Write out, word for word, the stretch of lines beginning at the one with "Rebuild this chart" and ending at the one with "from matplotlib.patches import FancyBboxPatch", omitting the images.

━━ Given data

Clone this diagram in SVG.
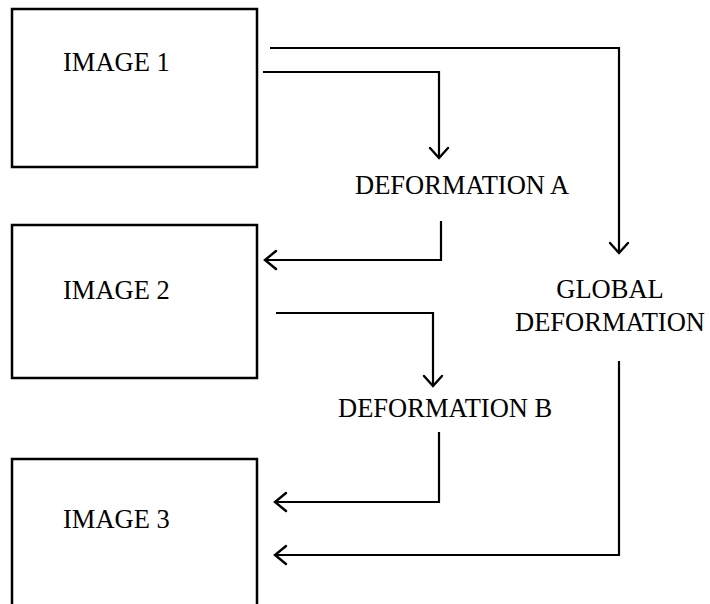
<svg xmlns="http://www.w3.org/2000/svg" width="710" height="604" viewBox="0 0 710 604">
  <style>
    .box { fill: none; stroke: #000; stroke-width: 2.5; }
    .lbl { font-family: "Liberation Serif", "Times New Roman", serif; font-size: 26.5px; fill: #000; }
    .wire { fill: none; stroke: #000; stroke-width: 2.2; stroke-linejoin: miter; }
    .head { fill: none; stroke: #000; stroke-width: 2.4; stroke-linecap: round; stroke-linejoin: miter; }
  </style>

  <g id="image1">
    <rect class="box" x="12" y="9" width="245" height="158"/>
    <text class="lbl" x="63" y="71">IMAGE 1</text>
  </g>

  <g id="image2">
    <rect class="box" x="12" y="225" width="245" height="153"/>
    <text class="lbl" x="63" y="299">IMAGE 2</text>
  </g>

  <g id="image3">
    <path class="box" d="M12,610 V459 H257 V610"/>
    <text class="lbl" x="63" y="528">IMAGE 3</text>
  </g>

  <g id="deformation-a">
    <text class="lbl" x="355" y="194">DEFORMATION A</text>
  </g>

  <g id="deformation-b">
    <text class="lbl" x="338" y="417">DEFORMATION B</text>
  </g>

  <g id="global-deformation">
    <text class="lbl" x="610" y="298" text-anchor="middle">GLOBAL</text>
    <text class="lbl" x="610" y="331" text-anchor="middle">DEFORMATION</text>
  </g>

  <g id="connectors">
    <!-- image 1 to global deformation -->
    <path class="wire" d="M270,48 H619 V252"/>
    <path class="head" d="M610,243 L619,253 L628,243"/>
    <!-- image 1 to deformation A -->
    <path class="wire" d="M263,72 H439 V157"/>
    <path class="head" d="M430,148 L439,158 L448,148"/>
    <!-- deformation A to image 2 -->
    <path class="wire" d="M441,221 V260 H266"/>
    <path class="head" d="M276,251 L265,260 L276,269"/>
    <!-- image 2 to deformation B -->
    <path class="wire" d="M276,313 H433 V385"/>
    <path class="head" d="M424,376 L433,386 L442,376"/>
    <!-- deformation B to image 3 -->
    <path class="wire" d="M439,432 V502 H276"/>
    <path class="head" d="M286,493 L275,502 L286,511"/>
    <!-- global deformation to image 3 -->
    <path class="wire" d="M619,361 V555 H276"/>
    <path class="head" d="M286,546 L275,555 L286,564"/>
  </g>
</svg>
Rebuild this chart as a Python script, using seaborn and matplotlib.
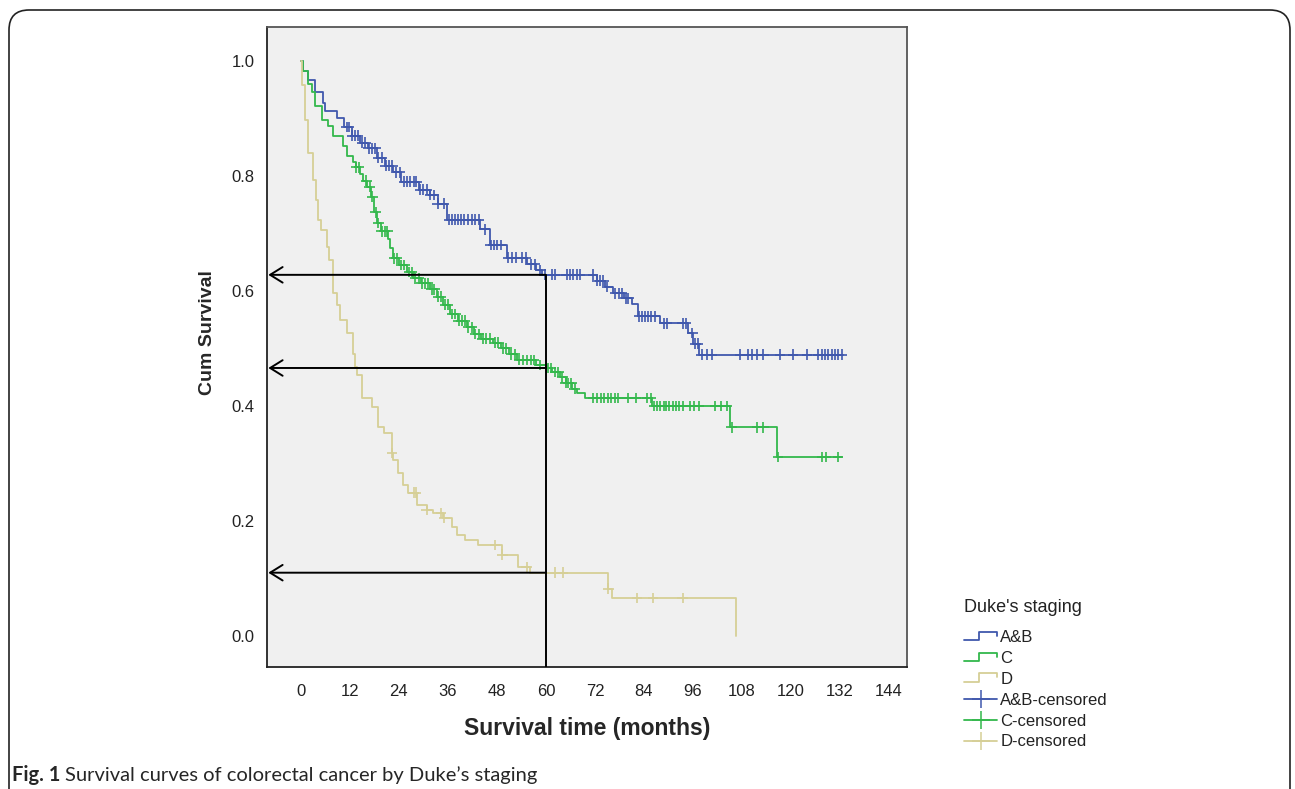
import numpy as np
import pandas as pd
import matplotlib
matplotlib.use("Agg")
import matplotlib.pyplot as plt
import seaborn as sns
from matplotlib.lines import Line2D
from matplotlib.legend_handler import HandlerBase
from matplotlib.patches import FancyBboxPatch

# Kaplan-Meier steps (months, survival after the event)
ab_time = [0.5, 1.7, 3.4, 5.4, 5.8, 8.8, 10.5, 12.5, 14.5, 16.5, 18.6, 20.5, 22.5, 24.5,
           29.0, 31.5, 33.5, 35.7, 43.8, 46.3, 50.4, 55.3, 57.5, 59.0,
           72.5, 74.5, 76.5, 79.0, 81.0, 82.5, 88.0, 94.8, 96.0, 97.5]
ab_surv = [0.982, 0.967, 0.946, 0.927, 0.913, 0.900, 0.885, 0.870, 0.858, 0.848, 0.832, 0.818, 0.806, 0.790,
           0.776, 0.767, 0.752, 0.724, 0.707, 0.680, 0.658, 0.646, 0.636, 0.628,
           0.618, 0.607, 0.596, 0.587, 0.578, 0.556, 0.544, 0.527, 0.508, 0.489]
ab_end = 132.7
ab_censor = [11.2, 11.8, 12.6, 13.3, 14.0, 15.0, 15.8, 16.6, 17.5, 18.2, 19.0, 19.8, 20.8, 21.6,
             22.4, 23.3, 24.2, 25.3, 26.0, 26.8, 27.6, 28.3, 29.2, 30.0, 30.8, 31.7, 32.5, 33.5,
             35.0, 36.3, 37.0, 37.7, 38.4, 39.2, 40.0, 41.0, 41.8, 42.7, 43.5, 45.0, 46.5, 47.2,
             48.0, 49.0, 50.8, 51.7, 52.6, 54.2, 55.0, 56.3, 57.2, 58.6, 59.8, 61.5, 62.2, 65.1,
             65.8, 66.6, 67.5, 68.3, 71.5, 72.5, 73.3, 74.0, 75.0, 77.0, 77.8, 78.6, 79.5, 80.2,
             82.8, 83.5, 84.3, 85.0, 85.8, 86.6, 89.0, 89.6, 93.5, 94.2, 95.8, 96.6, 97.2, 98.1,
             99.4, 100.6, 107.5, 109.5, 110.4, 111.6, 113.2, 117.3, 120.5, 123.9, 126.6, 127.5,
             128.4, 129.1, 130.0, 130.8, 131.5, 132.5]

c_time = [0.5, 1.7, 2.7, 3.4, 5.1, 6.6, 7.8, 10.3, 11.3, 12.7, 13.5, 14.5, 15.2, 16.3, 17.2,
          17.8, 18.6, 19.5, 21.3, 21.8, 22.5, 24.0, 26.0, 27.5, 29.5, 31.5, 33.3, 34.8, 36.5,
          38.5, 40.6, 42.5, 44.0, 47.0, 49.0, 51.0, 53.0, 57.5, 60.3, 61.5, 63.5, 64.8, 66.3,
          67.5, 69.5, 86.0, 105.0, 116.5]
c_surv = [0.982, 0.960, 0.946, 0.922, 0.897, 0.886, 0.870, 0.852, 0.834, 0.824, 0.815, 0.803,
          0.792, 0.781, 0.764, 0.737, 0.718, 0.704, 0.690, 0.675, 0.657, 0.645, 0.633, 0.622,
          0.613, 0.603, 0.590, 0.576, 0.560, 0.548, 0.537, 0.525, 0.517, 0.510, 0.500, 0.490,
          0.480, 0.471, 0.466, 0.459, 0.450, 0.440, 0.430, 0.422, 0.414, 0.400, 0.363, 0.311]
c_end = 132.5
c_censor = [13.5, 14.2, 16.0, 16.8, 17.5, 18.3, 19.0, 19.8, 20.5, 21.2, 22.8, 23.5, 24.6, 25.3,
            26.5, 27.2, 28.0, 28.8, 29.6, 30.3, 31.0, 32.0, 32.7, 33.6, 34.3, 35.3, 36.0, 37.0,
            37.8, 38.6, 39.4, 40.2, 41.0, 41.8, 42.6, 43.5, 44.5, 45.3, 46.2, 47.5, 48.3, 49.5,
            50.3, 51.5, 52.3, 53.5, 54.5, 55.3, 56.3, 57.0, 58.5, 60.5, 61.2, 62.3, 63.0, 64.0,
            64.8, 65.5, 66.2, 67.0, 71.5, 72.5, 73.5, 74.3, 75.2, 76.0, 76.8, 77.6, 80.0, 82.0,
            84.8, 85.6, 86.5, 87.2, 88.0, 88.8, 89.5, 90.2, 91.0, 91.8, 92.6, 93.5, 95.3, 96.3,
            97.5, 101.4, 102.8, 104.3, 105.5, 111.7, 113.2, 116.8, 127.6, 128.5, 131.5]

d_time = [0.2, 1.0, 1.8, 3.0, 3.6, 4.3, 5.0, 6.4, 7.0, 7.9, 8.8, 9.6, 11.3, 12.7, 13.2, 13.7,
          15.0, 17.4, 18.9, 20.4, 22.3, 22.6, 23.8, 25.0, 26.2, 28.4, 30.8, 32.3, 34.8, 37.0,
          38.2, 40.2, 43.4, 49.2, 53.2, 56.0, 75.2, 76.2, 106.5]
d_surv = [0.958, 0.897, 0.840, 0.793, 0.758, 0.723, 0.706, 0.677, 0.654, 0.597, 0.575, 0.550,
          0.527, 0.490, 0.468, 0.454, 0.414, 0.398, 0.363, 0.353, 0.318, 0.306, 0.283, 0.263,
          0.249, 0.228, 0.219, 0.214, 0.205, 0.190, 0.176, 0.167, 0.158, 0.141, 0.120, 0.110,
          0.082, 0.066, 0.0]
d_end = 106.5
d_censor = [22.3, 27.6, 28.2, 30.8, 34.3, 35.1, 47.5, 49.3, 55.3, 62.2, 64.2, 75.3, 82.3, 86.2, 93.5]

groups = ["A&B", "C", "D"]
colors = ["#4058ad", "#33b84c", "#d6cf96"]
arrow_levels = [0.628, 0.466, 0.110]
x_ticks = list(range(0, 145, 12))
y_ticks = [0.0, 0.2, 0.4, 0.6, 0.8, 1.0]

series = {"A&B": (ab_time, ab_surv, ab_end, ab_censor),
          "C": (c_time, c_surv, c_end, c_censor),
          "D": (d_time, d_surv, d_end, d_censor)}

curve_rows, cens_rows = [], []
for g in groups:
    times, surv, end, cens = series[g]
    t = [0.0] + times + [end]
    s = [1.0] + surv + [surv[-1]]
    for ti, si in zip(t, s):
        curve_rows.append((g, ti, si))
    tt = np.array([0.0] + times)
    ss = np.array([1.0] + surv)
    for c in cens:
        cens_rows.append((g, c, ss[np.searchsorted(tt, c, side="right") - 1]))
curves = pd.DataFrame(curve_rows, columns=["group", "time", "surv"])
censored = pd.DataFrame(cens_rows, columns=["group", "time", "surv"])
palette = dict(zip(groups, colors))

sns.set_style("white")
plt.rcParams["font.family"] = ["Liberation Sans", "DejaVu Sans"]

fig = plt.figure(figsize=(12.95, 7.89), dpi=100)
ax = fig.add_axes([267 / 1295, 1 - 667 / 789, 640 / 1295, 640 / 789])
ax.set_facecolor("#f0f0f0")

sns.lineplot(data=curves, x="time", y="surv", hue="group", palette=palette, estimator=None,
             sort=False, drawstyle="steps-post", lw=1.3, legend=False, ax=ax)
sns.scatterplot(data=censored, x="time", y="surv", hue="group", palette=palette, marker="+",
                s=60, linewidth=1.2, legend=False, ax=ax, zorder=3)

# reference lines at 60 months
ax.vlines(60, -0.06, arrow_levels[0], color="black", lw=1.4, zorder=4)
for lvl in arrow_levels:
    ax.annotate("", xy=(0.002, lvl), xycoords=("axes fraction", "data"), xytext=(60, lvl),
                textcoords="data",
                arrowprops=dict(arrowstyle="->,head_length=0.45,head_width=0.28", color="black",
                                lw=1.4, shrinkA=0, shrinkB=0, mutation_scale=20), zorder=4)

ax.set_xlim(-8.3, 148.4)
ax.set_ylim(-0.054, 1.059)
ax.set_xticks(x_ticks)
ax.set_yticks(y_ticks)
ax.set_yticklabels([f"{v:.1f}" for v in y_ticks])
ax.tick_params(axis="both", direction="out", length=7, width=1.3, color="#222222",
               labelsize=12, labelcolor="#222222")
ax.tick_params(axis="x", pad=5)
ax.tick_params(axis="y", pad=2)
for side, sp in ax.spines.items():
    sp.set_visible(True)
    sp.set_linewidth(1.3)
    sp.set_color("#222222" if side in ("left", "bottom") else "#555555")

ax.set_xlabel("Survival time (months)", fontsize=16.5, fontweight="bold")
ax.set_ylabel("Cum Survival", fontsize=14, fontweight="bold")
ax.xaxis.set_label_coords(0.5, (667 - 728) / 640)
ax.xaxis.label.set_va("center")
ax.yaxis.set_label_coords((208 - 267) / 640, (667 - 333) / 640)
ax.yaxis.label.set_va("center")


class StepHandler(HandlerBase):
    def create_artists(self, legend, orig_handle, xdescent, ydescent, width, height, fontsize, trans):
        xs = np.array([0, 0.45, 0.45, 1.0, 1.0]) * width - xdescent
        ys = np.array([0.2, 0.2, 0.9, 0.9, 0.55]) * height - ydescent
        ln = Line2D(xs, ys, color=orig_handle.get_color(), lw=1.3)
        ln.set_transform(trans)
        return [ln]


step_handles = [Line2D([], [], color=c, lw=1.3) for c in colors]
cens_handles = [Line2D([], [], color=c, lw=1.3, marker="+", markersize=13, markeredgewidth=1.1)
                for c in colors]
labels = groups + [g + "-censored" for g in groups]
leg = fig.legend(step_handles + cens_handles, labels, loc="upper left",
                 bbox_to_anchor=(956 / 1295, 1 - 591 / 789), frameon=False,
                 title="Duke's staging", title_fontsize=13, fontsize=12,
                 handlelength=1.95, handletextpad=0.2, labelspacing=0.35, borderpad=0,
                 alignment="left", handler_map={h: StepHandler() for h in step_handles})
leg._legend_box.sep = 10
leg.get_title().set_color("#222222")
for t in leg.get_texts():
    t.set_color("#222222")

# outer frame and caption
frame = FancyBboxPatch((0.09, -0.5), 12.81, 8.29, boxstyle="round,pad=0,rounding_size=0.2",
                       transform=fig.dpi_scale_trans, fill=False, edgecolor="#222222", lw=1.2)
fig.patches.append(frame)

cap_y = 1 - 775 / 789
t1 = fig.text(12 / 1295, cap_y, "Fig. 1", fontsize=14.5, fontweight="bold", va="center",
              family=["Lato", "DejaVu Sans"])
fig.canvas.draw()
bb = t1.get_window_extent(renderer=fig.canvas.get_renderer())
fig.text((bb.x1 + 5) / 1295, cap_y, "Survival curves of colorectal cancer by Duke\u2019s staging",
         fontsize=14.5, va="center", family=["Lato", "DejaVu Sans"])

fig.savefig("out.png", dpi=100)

━━━━

* Exercise result:
Rebuild this chart as a Python script, using seaborn and matplotlib.
import numpy as np
import pandas as pd
import matplotlib
matplotlib.use("Agg")
import matplotlib.pyplot as plt
import seaborn as sns
from matplotlib.lines import Line2D
from matplotlib.legend_handler import HandlerBase
from matplotlib.patches import FancyBboxPatch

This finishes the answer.